Dataset excerpt:
——

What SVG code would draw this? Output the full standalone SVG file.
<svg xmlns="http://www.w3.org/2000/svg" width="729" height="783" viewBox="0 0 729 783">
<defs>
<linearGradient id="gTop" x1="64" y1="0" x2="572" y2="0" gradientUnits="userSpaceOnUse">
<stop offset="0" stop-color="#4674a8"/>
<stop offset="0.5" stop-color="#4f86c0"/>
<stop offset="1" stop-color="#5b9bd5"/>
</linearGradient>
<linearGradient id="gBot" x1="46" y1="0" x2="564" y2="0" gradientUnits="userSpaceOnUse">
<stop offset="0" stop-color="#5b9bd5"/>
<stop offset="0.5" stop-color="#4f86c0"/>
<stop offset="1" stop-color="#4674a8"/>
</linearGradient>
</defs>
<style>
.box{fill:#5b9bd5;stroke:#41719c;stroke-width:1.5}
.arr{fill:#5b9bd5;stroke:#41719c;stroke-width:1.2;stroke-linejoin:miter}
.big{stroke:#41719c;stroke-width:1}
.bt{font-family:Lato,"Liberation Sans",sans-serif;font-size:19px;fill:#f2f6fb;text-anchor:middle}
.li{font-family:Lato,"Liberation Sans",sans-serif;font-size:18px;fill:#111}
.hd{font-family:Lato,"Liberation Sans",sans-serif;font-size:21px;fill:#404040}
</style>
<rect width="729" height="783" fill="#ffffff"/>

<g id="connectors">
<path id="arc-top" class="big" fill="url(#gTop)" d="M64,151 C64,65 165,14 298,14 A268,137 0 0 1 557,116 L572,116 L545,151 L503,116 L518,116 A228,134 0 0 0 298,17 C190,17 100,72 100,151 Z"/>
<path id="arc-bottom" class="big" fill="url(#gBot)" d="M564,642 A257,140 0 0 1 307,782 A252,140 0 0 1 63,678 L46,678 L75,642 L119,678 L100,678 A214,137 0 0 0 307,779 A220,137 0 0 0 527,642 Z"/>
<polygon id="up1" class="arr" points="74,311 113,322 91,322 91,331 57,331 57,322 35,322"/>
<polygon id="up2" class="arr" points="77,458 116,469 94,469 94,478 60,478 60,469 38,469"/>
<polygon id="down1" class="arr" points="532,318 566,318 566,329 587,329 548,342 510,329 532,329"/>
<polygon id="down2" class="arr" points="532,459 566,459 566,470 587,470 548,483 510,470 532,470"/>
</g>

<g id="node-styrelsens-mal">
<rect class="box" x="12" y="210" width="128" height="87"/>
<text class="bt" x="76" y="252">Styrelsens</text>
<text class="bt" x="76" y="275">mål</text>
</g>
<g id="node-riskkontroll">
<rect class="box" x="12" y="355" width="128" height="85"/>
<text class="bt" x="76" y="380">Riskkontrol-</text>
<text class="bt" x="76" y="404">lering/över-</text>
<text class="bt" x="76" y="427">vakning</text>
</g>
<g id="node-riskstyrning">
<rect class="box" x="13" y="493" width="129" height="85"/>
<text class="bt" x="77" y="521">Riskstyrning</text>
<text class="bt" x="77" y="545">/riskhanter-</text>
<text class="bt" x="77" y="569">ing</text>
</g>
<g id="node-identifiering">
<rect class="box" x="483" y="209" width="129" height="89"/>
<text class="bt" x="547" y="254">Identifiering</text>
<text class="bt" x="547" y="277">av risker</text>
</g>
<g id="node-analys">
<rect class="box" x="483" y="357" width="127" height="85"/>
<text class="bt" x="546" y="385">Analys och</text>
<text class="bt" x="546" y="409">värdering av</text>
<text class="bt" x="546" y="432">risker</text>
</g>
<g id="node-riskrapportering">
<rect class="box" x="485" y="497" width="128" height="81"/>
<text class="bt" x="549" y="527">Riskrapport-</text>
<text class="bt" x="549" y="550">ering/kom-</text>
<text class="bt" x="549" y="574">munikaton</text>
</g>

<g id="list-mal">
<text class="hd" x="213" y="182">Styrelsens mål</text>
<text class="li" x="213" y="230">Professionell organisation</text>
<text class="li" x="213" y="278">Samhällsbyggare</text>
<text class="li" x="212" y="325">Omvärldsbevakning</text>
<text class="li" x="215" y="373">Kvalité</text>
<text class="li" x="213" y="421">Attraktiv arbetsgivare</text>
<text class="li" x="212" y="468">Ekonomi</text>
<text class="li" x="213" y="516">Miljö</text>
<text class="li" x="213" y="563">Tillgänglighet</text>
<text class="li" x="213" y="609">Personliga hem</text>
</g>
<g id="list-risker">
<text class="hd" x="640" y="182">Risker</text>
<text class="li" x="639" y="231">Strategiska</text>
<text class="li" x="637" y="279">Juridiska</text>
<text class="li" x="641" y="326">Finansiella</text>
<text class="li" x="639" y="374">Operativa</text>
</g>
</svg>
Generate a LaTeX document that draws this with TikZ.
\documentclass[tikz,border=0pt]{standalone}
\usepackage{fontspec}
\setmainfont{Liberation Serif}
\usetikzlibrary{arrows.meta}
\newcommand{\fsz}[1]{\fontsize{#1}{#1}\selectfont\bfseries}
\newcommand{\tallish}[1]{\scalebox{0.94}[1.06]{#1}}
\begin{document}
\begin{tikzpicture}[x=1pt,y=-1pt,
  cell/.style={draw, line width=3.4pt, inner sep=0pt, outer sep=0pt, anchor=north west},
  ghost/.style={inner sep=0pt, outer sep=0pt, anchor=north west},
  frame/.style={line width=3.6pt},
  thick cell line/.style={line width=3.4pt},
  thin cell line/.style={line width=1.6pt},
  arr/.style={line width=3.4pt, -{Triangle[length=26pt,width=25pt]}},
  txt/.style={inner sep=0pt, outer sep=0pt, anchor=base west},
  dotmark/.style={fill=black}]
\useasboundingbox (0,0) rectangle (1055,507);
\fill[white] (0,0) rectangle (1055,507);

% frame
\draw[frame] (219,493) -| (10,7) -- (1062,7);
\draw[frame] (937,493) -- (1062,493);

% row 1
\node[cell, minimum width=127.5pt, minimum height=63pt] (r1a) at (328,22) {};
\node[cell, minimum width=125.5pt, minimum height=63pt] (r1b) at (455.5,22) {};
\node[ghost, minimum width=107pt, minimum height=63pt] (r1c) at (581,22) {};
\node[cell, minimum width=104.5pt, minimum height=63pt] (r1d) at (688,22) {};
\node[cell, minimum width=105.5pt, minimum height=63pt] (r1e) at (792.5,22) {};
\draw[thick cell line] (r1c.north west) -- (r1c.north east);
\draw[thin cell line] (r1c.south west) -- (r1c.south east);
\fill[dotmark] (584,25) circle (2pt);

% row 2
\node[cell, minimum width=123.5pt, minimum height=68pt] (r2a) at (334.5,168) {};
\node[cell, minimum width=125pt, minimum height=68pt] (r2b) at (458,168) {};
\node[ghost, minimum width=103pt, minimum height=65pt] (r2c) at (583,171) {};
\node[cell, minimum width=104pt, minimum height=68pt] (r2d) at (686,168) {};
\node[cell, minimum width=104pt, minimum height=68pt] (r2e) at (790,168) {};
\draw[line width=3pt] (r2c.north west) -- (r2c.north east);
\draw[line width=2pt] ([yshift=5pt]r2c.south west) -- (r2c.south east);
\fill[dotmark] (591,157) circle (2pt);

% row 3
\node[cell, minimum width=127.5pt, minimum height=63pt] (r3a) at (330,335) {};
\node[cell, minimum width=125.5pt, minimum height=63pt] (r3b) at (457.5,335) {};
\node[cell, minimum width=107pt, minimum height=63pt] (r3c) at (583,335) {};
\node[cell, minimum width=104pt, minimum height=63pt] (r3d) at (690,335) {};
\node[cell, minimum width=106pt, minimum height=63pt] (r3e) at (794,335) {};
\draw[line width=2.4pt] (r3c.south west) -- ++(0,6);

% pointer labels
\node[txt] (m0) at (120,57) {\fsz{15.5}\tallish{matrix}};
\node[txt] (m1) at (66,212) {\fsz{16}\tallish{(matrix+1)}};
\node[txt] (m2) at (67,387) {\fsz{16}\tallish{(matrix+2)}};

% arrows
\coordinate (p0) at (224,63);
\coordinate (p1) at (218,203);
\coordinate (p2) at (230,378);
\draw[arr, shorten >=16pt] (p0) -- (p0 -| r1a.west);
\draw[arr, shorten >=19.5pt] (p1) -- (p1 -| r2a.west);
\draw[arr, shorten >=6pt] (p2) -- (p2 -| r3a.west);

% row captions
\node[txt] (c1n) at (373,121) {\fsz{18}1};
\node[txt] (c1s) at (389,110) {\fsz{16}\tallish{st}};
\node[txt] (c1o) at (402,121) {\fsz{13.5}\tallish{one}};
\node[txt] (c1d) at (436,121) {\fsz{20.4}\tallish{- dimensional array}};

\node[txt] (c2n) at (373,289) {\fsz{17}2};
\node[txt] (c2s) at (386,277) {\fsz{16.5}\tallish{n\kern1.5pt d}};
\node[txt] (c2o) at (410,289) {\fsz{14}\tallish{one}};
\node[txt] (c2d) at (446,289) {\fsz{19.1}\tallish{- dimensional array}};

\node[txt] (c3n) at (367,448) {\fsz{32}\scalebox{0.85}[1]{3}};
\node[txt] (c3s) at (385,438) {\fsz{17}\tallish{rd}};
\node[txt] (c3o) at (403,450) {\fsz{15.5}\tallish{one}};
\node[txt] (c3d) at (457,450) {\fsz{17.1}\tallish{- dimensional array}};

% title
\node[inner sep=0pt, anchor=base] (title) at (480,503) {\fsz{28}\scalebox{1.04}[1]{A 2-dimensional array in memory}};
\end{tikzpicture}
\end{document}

——

Exercise details: From the data above, gather every line that includes the word "this".

Response below:
What SVG code would draw this? Output the full standalone SVG file.
Generate a LaTeX document that draws this with TikZ.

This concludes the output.